From these three simple laws of musical motion everything else about counterpoint can be extrapolated: Any intervallic sequence may be justified by oblique or contrary stepwise motion; Parallel unequal fourths and fifths are allowed; Parallel name-only dissonances are allowed if the sonority is the acoustical equivalent of an imperfect consonance, &c.

The idea that dissonances must be resolved is really a stylistic affectation, as are things like prohibitions against "direct fifths" (But, "horn fifths" are OK (?!)) &c. I have written counterpoint in the jazz swing style, and I can attest to this fact.

What is happening in counterpoint, as I mentioned earlier, is that the composer is playing with the active tone/passive tone dichotomy inherent in the series. In harmony the root progressions mandate which transformation is most logical (But, composers have traditionally used contrapuntal "surprises" in that contex too, obviously), but in counterpoint it is the less certain transformations which are exploited to achieve independence between the melodic trajectories.

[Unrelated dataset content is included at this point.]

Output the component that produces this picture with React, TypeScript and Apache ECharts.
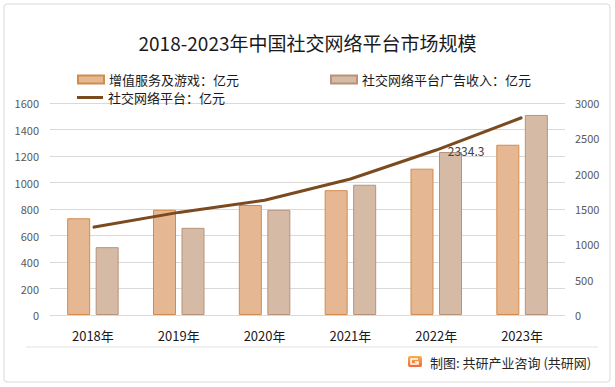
import React, { useEffect, useRef } from "react";
import * as echarts from "echarts";

const categories = ["2018年", "2019年", "2020年", "2021年", "2022年", "2023年"];
const vasGames = [730, 794, 830, 942, 1104.3, 1285];
const adRevenue = [512, 658, 794, 983, 1230, 1510];
const platformTotal = [1242, 1452, 1624, 1925, 2334.3, 2795];
const leftTicks = { min: 0, max: 1600, interval: 200 };
const rightTicks = { min: 0, max: 3000, interval: 500 };
const labeledIndex = 4;

const names = ["增值服务及游戏：亿元", "社交网络平台广告收入：亿元", "社交网络平台：亿元"];
const FONT = "'Noto Sans CJK SC', 'Noto Sans', sans-serif";

export default function App() {
  const ref = useRef<HTMLDivElement>(null);
  useEffect(() => {
    if (!ref.current) return;
    const chart = echarts.init(ref.current, undefined, { renderer: "svg" });
    chart.setOption({
      animation: false,
      backgroundColor: "#ffffff",
      textStyle: { fontFamily: FONT },
      title: {
        text: "2018-2023年中国社交网络平台市场规模",
        left: "center",
        top: 28,
        textStyle: { fontSize: 19, fontWeight: "normal", color: "#1a1a1a", fontFamily: FONT },
      },
      legend: [
        {
          data: [names[0]],
          left: 72,
          top: 68,
          itemWidth: 26,
          itemHeight: 8,
          icon: "rect",
          textStyle: { fontSize: 13, color: "#1a1a1a", fontFamily: FONT },
        },
        {
          data: [names[1]],
          left: 325,
          top: 68,
          itemWidth: 26,
          itemHeight: 8,
          icon: "rect",
          textStyle: { fontSize: 13, color: "#1a1a1a", fontFamily: FONT },
        },
        {
          data: [{ name: names[2], itemStyle: { color: "#7b4a1e", borderWidth: 0 } }],
          left: 72,
          top: 86,
          itemWidth: 26,
          itemHeight: 3,
          icon: "rect",
          textStyle: { fontSize: 13, color: "#1a1a1a", fontFamily: FONT },
        },
      ],
      grid: { left: 50, right: 50, top: 103, bottom: 72, containLabel: false },
      xAxis: {
        type: "category",
        data: categories,
        axisLine: { show: false },
        axisTick: { show: false },
        axisLabel: { fontSize: 13, color: "#1a1a1a", margin: 14, fontFamily: FONT },
      },
      yAxis: [
        {
          type: "value",
          ...leftTicks,
          axisLine: { show: false },
          axisTick: { show: false },
          axisLabel: {
            fontSize: 11,
            color: "#595959",
            margin: 11,
            fontFamily: FONT,
            formatter: (v: number) => String(v),
          },
          splitLine: { lineStyle: { color: "#d9d9d9", width: 1 } },
        },
        {
          type: "value",
          ...rightTicks,
          position: "right",
          axisLine: { show: false },
          axisTick: { show: false },
          axisLabel: {
            fontSize: 11,
            color: "#595959",
            margin: 10,
            fontFamily: FONT,
            formatter: (v: number) => String(v),
          },
          splitLine: { show: false },
        },
      ],
      series: [
        {
          name: names[0],
          type: "bar",
          data: vasGames,
          barWidth: 23,
          barGap: "24%",
          itemStyle: { color: "#e5b893", borderColor: "#d38b4c", borderWidth: 1 },
        },
        {
          name: names[1],
          type: "bar",
          data: adRevenue,
          barWidth: 23,
          itemStyle: { color: "#d5bba6", borderColor: "#b9927a", borderWidth: 1 },
        },
        {
          name: names[2],
          type: "line",
          yAxisIndex: 1,
          data: platformTotal.map((v, i) =>
            i === labeledIndex
              ? {
                  value: v,
                  label: {
                    show: true,
                    position: "right",
                    distance: 11,
                    fontSize: 12,
                    color: "#404040",
                    fontFamily: FONT,
                  },
                }
              : v
          ),
          symbol: "circle",
          symbolSize: 1,
          showSymbol: true,
          lineStyle: { color: "#7b4a1e", width: 3 },
          itemStyle: { color: "#7b4a1e" },
          z: 5,
        },
      ],
      graphic: [
        {
          type: "rect",
          shape: { x: 4, y: 4, width: 606, height: 378, r: 3 },
          style: { fill: "none", stroke: "#d9d9d9", lineWidth: 1 },
          silent: true,
        },
        {
          type: "line",
          shape: { x1: 26, y1: 347, x2: 598, y2: 347 },
          style: { stroke: "#e3e3e3", lineWidth: 1 },
          silent: true,
        },
        {
          type: "rect",
          shape: { x: 408, y: 356, width: 14, height: 11, r: 2 },
          style: {
            fill: new echarts.graphic.LinearGradient(0, 0, 0, 1, [
              { offset: 0, color: "#f9b04a" },
              { offset: 1, color: "#f06a3a" },
            ]),
          },
          silent: true,
        },
        {
          type: "polyline",
          shape: { points: [[418, 359], [411, 359], [411, 364], [418, 364], [418, 362], [415, 362]] },
          style: { stroke: "#ffffff", lineWidth: 1.5, fill: "none" },
          silent: true,
        },
        {
          type: "text",
          x: 430,
          y: 362,
          style: {
            text: "制图: 共研产业咨询 (共研网)",
            fontSize: 13,
            fill: "#262626",
            fontFamily: FONT,
            verticalAlign: "middle",
          },
          silent: true,
        },
      ],
    });
    return () => chart.dispose();
  }, []);
  return <div ref={ref} style={{ width: 615, height: 387, position: "absolute", left: 0, top: 0 }} />;
}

By dispensing with the ponderous rule-sets that are usually taught, counterpoint can be presented in a simplified form that allows for the student's own style to develop. After all, the rule-set of so-called modal counterpoint merely explains aspects of the personal style of Palestrina, and the rule-set of so-called tonal-counterpoint only explains the personal style of Bach. If the student wishes to learn these styles (As I did), he is certainly free to do so, but the underlying laws governing musical motion in counterpoint as implied by the overtone series are elementally simple.

*****



It would not be a good idea to allow me to get ahold of that quill pen.